By Nadia Maria Smith

CS&T Staff Writer

Eleven-year-old Maura Avington is a budding writer with a promising future.

She was the winner of American Girl magazine’s latest short story contest and had her story published in the January/February issue of the national magazine loved by many tweens.

“I was really, really excited,” Maura said. “I was jumping up and down when I found out. It’s my favorite magazine.”

A sixth grader at St. Ephrem School in Bensalem, Maura started receiving the magazine as a birthday gift from her grandparents three years ago and has been reading it ever since.

She always enjoys the short stories found at the end of the magazine, and one day she saw an ad announcing a short story contest, she said.
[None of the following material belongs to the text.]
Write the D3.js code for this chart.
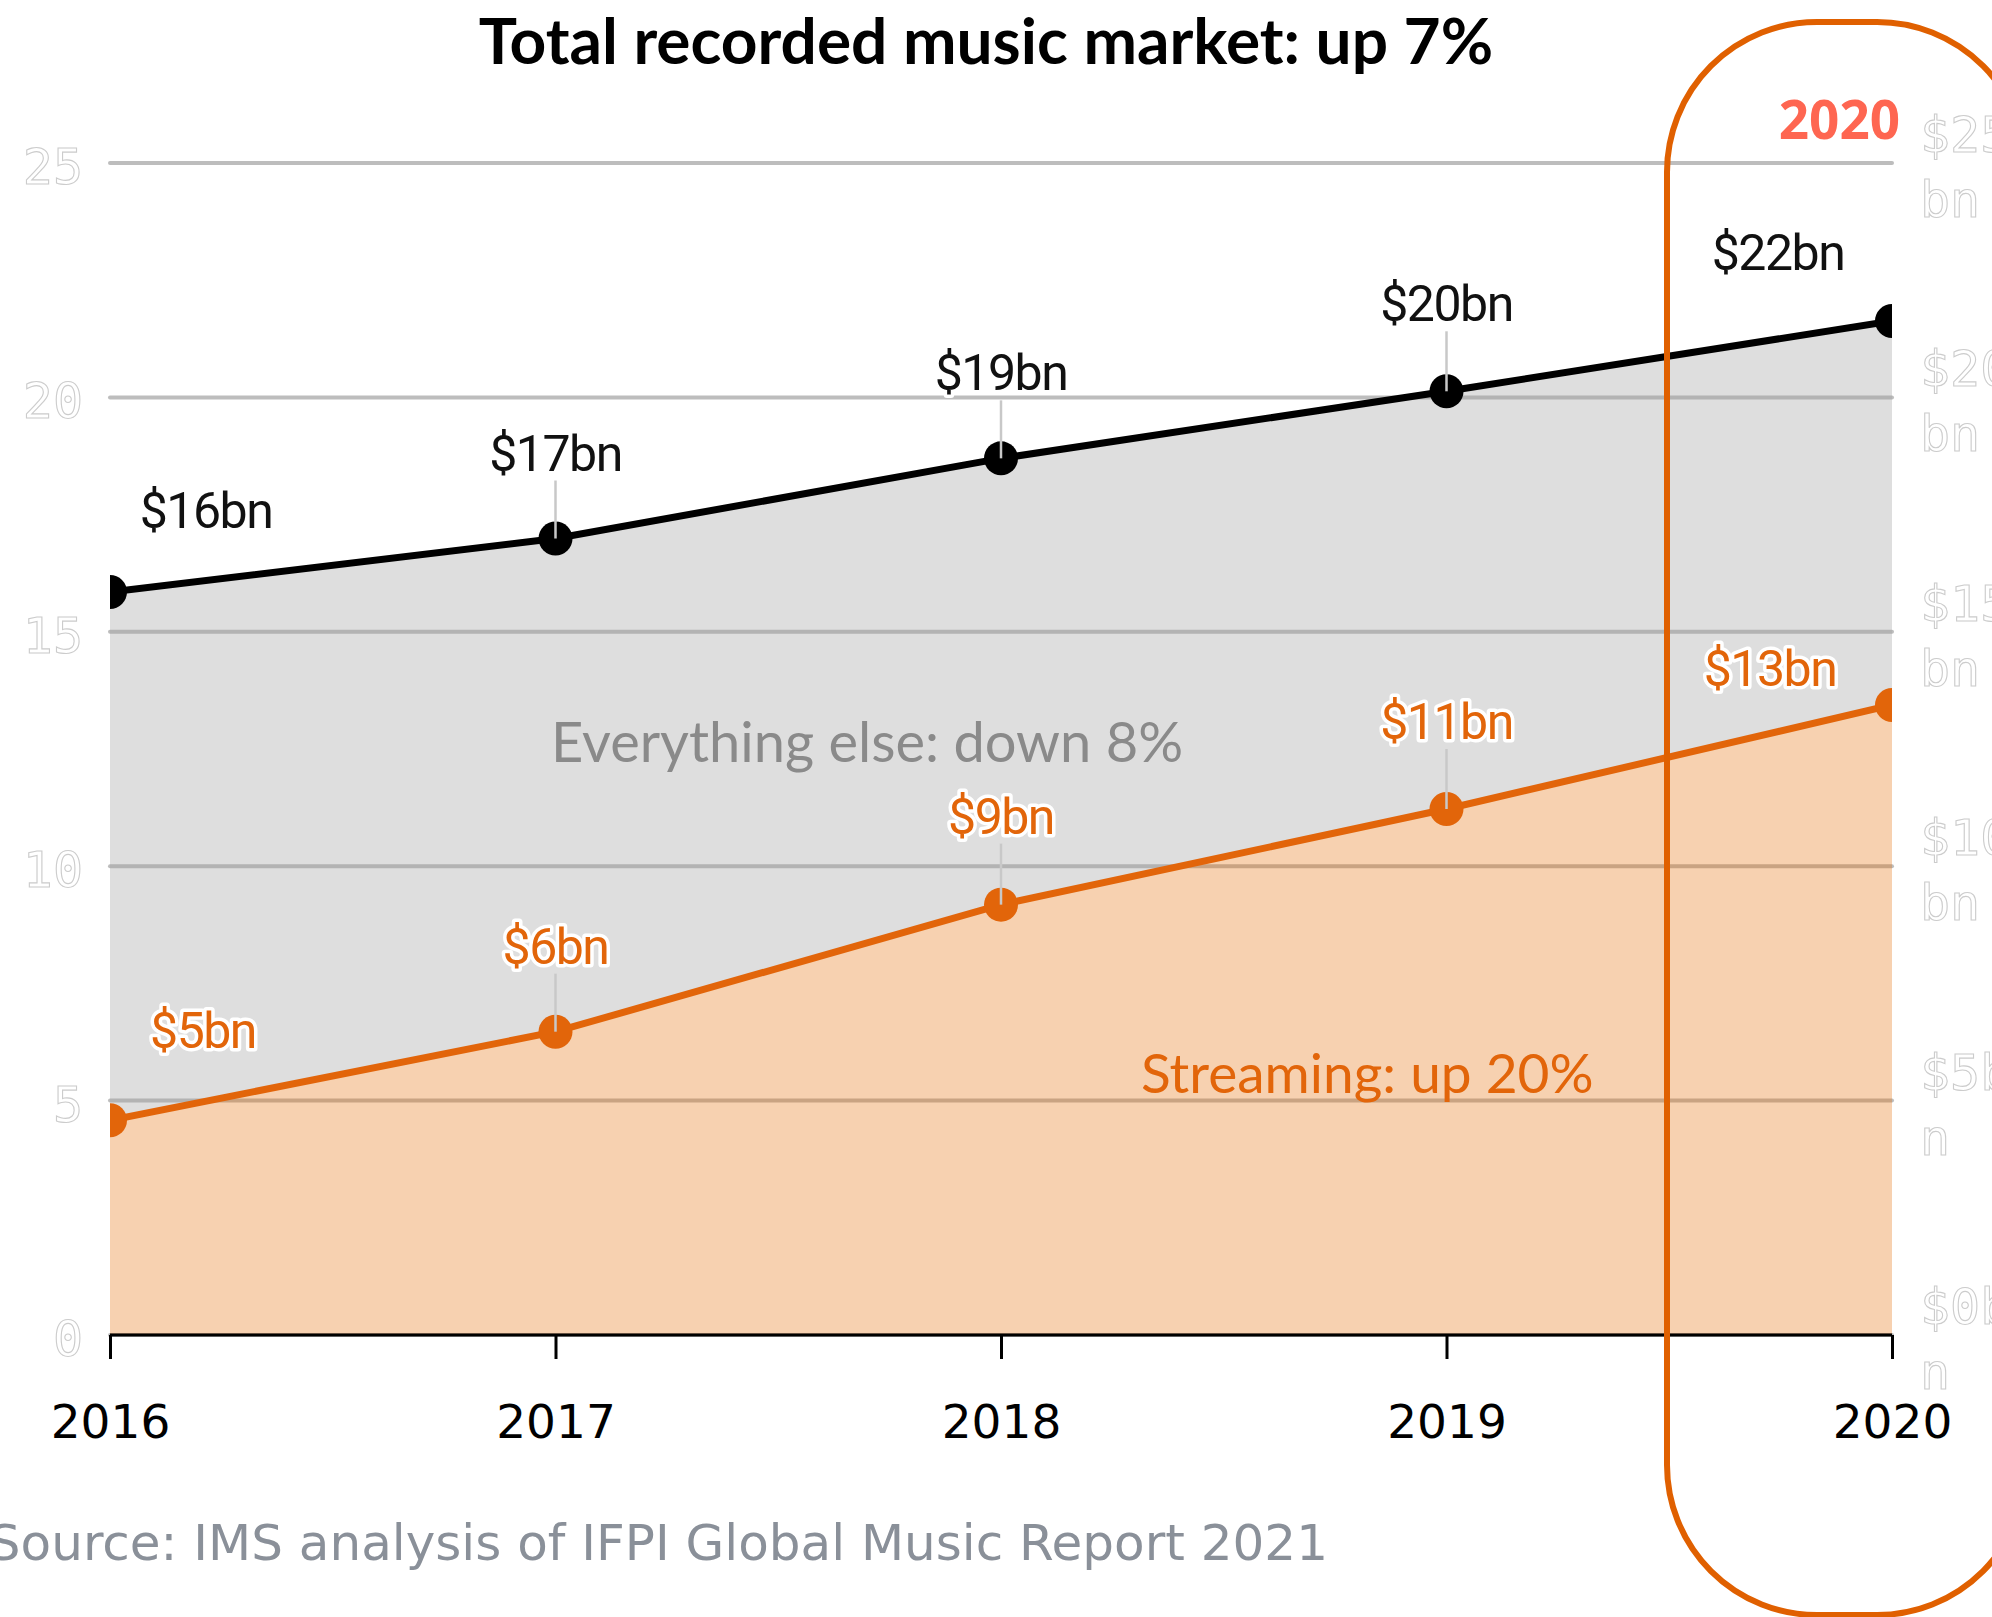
<!DOCTYPE html>
<html>
<head>
<meta charset="utf-8">
<script src="https://cdn.jsdelivr.net/npm/d3@7"></script>
<style>
	body { margin: 0; background: #fff; }
	svg { display: block; }
</style>
</head>
<body>
<div class="chart"></div>
<script>
// values ($bn)
const years = [2016, 2017, 2018, 2019, 2020];
const totalValues = [15.85, 16.99, 18.70, 20.13, 21.63];
const streamingValues = [4.58, 6.47, 9.18, 11.22, 13.44];
const totalLabels = ['$16bn', '$17bn', '$19bn', '$20bn', '$22bn'];
const streamingLabels = ['$5bn', '$6bn', '$9bn', '$11bn', '$13bn'];
const yTicks = [0, 5, 10, 15, 20, 25];

const W = 1992;
const H = 1617;
const margin = {l:110, r:100, t:163, b:282};
const orange = '#e2650a';

const svg = d3.select('.chart')
	.append('svg')
	.attr('width', W)
	.attr('height', H);

const scaleX = d3.scaleLinear()
	.domain(d3.extent(years))
	.range([margin.l, W - margin.r]);
const scaleY = d3.scaleLinear()
	.domain([0, 25])
	.range([H - margin.b, margin.t]);

svg.append('clipPath')
	.attr('id', 'plot-clip')
	.append('rect')
	.attr('x', margin.l)
	.attr('y', 0)
	.attr('width', W - margin.r - margin.l)
	.attr('height', H - margin.b);

//gridlines
svg.append('g')
	.selectAll('line')
	.data(yTicks)
	.join('line')
	.attr('x1', margin.l)
	.attr('x2', W - margin.r)
	.attr('y1', d => scaleY(d))
	.attr('y2', d => scaleY(d))
	.attr('stroke', '#bdbdbd')
	.attr('stroke-width', 4)
	.attr('stroke-linecap', 'round');

const plot = svg.append('g').attr('clip-path', 'url(#plot-clip)');

//areas: everything else between the two lines, streaming below
const rows = years.map((y, i) => ({year:y, total:totalValues[i], stream:streamingValues[i]}));
plot.append('path')
	.datum(rows)
	.attr('fill', '#a0a0a0')
	.attr('fill-opacity', 0.35)
	.attr('d', d3.area()
		.x(d => scaleX(d.year))
		.y0(d => scaleY(d.stream))
		.y1(d => scaleY(d.total)));
plot.append('path')
	.datum(rows)
	.attr('fill', '#e66a00')
	.attr('fill-opacity', 0.31)
	.attr('d', d3.area()
		.x(d => scaleX(d.year))
		.y0(scaleY(0))
		.y1(d => scaleY(d.stream)));

//x axis
const axisX = d3.axisBottom()
	.scale(scaleX)
	.tickValues(years)
	.tickFormat(d3.format('d'))
	.tickSize(24)
	.tickPadding(46);
const gx = svg.append('g')
	.attr('transform', `translate(0, ${scaleY(0)})`)
	.call(axisX);
gx.select('.domain')
	.attr('stroke', '#000')
	.attr('stroke-width', 3)
	.attr('d', `M${margin.l},0H${W - margin.r}`);
gx.selectAll('.tick line')
	.attr('stroke', '#000')
	.attr('stroke-width', 3);
gx.selectAll('.tick text')
	.attr('fill', '#000')
	.style('font-family', '"DejaVu Sans"')
	.style('font-size', '47px');

//left tick labels, outlined
svg.append('g')
	.selectAll('text')
	.data(yTicks)
	.join('text')
	.attr('x', 83)
	.attr('y', d => scaleY(d) + 21)
	.attr('text-anchor', 'end')
	.style('font-family', '"DejaVu Sans Mono"')
	.style('font-size', '50px')
	.attr('fill', '#fff')
	.attr('stroke', '#cccccc')
	.attr('stroke-width', 1.1)
	.text(d => d);

//right tick labels, wrapped every 3 characters and cut by the page edge
const right = svg.append('g')
	.selectAll('text')
	.data(yTicks)
	.join('text')
	.attr('y', d => scaleY(d) - 11)
	.style('font-family', '"DejaVu Sans Mono"')
	.style('font-size', '50px')
	.attr('fill', '#fff')
	.attr('stroke', '#cccccc')
	.attr('stroke-width', 1.1);
right.selectAll('tspan')
	.data(d => `$${d}bn`.match(/.{1,3}/g))
	.join('tspan')
	.attr('x', 1920)
	.attr('dy', (d, i) => i ? 65 : 0)
	.text(d => d);

//series: line, points, labels
const series = [
	{key:'total', values:totalValues, labels:totalLabels, color:'#000', labelColor:'#111',
		dx:[96, 0, 0, 0, -114], dy:[-64, -68, -68, -70, -51]},
	{key:'stream', values:streamingValues, labels:streamingLabels, color:orange, labelColor:orange,
		dx:[93, 0, 0, 0, -122], dy:[-72, -68, -71, -70, -19]}
];

//leader lines for the middle years
series.forEach(s => {
	svg.append('g')
		.selectAll('line')
		.data(s.values.slice(1, -1))
		.join('line')
		.attr('x1', (d, i) => scaleX(years[i + 1]))
		.attr('x2', (d, i) => scaleX(years[i + 1]))
		.attr('y1', (d, i) => scaleY(d) + s.dy[i + 1] + 10)
		.attr('y2', d => scaleY(d))
		.attr('stroke', '#c8c8c8')
		.attr('stroke-width', 2.5);
});

series.forEach(s => {
	plot.append('path')
		.datum(s.values)
		.attr('fill', 'none')
		.attr('stroke', s.color)
		.attr('stroke-width', 7)
		.attr('d', d3.line()
			.x((d, i) => scaleX(years[i]))
			.y(d => scaleY(d)));
	plot.append('g')
		.selectAll('circle')
		.data(s.values)
		.join('circle')
		.attr('cx', (d, i) => scaleX(years[i]))
		.attr('cy', d => scaleY(d))
		.attr('r', 17)
		.attr('fill', s.color);
	svg.append('g')
		.selectAll('text')
		.data(s.values)
		.join('text')
		.attr('x', (d, i) => scaleX(years[i]) + s.dx[i])
		.attr('y', (d, i) => scaleY(d) + s.dy[i])
		.attr('text-anchor', 'middle')
		.style('font-family', 'Roboto')
		.style('font-size', '50px')
		.style('letter-spacing', '-1.5px')
		.attr('fill', s.labelColor)
		.attr('stroke', '#fff')
		.attr('stroke-width', 7)
		.attr('stroke-linejoin', 'round')
		.style('paint-order', 'stroke')
		.text((d, i) => s.labels[i]);
});

//annotations
svg.append('text')
	.attr('x', 551)
	.attr('y', 762)
	.style('font-family', 'Lato')
	.style('font-size', '56px')
	.attr('fill', '#8a8a8a')
	.text('Everything else: down 8%');
svg.append('text')
	.attr('x', 1141)
	.attr('y', 1093)
	.style('font-family', 'Lato')
	.style('font-size', '55px')
	.attr('fill', orange)
	.text('Streaming: up 20%');

//title
svg.append('text')
	.attr('x', 986)
	.attr('y', 64)
	.attr('text-anchor', 'middle')
	.style('font-family', 'Lato')
	.style('font-weight', 'bold')
	.style('font-size', '64px')
	.attr('fill', '#000')
	.text('Total recorded music market: up 7%');

//source
svg.append('text')
	.attr('x', 1328)
	.attr('y', 1560)
	.attr('text-anchor', 'end')
	.style('font-family', '"DejaVu Sans"')
	.style('font-size', '50px')
	.attr('fill', '#8a9099')
	.text('Source: IMS analysis of IFPI Global Music Report 2021');

//2020 highlight
svg.append('text')
	.attr('x', 1900)
	.attr('y', 139)
	.attr('text-anchor', 'end')
	.style('font-family', '"Open Sans"')
	.style('font-weight', 'bold')
	.style('font-size', '53px')
	.attr('fill', '#fe6651')
	.text('2020');
svg.append('rect')
	.attr('x', 1667)
	.attr('y', 22)
	.attr('width', 360)
	.attr('height', 1593)
	.attr('rx', 150)
	.attr('fill', 'none')
	.attr('stroke', '#e06000')
	.attr('stroke-width', 6);
</script>
</body>
</html>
Immediately she decided to enter. Of the three themes given: “A team that never wins,” “A secret admirer” or “A pair of magic dance shoes,” she decided to write a story on the first.

Her story is about a girl named Carly who is a member of the Kool Kickers with her best friends. The team isn’t very good, but she is a good player and has the possibility to be recruited to a better team. She is torn between the potential of getting a scholarship if she excels on the new team and leaving her best friends behind.

Ultimately, Carly realizes that “winning and losing doesn’t matter so much. Being with these girls, my best friends, means more to me,” so she decides to decline the recruiter’s offer.

“Soccer is not my life, but I was able to pull from my own experience although I was never as good as Carly or anything,” Maura said.

She wanted to convey that “it is more important to be with people you like and work with them than to be at a higher playing level,” she said.

Soccer may not be her life, but writing surely is.

“I have a million stories going on my computer,” Maura said. “Everyday I come home and type on the computer. I’ve been working on one of my stories for two years and it’s 194 pages. I guess you can say I’m writing a book.”

Her fiction stories have to do with real-life challenges faced by middle school students such as bullying, friendships and growing up, she said. Maura weaves her Catholic faith into her stories in subtle ways that can be found in the characters she develops, or in the morals of the stories.

It’s no wonder that English is her favorite subject and that she believes her teachers are preparing her well for her future writing career.

Maura believes her affection for writing was partly instilled by her father, Bill Avington, the director of marketing and communications for St. Joseph’s Preparatory School in Philadelphia, who shares her love of writing.

“He helps me. He sometimes reads over my stories and gives me some tips. And [he] usually says they are really good, which is kind of his job [since] he’s my dad,” she said.

She writes, she said, “partly because I like to read so much. I hope there are other people out there that, if I become a writer, will read my stories.”